[MATERIAL]:
************

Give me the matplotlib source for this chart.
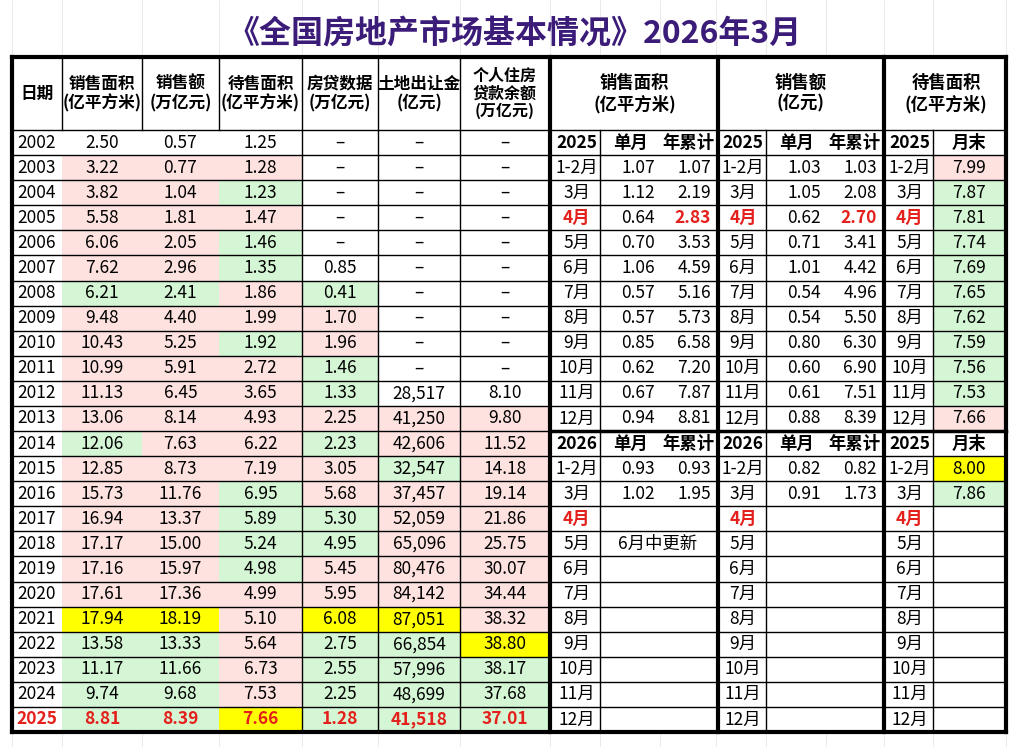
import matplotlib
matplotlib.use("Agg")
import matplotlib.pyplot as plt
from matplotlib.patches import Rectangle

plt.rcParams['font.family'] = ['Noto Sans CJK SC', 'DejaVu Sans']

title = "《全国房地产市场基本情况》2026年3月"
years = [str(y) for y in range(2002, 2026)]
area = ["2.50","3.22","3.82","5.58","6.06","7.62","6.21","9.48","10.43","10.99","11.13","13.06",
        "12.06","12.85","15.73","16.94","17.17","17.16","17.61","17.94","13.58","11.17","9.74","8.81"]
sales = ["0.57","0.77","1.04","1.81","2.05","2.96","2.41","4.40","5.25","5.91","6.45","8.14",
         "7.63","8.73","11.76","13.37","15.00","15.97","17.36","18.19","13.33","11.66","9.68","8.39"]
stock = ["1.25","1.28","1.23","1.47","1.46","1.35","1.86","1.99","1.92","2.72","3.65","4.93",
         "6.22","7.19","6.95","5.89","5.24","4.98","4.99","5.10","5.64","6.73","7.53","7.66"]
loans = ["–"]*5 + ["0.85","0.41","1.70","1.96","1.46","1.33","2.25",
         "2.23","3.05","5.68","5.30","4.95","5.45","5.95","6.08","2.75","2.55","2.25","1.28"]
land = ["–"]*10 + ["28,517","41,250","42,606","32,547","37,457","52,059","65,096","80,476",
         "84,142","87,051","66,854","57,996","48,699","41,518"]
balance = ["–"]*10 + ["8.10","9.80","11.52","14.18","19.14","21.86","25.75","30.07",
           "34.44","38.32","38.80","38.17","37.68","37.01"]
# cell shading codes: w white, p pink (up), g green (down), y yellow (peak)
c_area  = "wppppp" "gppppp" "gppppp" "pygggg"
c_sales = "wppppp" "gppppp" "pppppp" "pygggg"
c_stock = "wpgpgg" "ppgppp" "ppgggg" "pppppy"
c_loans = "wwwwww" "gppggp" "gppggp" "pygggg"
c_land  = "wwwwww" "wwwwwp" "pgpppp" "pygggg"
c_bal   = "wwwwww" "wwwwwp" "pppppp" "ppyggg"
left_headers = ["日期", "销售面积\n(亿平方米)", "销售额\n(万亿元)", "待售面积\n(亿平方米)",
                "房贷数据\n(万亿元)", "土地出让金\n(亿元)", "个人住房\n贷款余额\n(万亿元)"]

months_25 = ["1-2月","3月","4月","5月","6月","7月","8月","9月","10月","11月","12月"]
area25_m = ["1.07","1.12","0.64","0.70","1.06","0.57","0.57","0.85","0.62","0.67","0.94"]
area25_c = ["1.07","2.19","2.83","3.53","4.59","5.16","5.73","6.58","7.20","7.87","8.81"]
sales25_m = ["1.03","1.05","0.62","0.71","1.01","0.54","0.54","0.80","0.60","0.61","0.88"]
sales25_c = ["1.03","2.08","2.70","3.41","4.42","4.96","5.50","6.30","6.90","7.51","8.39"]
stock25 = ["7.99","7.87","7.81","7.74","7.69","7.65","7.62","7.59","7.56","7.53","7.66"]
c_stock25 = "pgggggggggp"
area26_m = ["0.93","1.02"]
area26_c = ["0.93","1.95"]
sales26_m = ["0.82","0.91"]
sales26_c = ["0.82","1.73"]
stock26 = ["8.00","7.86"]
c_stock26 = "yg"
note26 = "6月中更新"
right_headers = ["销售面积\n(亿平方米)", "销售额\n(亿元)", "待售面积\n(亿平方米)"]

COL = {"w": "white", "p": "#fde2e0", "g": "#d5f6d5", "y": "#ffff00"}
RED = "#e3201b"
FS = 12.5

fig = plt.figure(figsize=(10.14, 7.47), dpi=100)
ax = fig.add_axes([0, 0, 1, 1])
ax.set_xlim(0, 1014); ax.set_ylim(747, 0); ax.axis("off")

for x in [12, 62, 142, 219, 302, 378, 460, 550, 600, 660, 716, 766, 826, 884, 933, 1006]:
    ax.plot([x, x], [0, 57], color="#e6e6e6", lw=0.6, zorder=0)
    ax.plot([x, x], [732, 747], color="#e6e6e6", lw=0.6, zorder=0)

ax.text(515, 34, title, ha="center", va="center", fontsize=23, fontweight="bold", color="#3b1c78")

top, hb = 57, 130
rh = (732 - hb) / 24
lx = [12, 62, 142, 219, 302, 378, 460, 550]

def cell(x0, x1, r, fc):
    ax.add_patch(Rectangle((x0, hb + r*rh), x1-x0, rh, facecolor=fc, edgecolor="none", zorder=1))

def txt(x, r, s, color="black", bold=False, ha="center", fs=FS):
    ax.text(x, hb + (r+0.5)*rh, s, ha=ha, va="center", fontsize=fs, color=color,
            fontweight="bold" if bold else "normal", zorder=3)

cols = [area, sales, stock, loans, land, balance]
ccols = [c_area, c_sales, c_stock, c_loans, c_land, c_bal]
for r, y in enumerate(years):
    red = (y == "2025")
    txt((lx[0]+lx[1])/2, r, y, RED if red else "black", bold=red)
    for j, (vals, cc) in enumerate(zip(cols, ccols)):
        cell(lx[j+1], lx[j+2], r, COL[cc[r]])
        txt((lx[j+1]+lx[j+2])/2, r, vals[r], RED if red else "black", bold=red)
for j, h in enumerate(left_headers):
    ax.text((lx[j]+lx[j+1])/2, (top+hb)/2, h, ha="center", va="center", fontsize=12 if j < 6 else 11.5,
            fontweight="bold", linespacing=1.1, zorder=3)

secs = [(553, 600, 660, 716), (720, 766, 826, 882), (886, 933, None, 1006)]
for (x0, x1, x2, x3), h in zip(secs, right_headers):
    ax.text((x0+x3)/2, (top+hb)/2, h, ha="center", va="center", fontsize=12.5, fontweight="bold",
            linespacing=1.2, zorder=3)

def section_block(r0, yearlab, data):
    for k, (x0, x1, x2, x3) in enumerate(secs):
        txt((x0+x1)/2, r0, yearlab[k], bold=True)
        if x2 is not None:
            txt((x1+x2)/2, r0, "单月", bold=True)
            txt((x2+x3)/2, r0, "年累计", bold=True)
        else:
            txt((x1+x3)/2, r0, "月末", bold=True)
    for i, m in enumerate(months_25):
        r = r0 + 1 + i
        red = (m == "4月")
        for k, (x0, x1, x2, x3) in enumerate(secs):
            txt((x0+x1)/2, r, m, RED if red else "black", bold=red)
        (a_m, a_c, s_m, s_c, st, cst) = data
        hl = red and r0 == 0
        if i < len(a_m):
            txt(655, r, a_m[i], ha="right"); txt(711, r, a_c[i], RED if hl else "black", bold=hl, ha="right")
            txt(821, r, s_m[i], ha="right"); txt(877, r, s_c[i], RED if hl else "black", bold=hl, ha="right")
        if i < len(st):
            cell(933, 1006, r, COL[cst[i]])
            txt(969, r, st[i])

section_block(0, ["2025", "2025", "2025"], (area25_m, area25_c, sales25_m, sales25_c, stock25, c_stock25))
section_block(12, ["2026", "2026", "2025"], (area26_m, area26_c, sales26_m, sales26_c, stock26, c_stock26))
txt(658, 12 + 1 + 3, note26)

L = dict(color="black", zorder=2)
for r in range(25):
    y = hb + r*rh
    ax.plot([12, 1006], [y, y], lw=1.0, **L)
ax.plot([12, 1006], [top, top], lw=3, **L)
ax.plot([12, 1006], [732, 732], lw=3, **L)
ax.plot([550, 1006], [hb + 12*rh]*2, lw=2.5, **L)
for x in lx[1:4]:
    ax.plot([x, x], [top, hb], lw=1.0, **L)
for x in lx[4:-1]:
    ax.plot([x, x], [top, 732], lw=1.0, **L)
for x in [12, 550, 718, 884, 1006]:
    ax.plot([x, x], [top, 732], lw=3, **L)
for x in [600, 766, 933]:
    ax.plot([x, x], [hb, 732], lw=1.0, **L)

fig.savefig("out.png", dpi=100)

************

[WHAT YOU WILL DO]:
From the first line above down to the line with "plt.rcParams['font.family'] = ['Noto", reproduce every line and no others, omitting pictures.

[THE OUTPUT]:
Give me the matplotlib source for this chart.
import matplotlib
matplotlib.use("Agg")
import matplotlib.pyplot as plt
from matplotlib.patches import Rectangle

plt.rcParams['font.family'] = ['Noto Sans CJK SC', 'DejaVu Sans']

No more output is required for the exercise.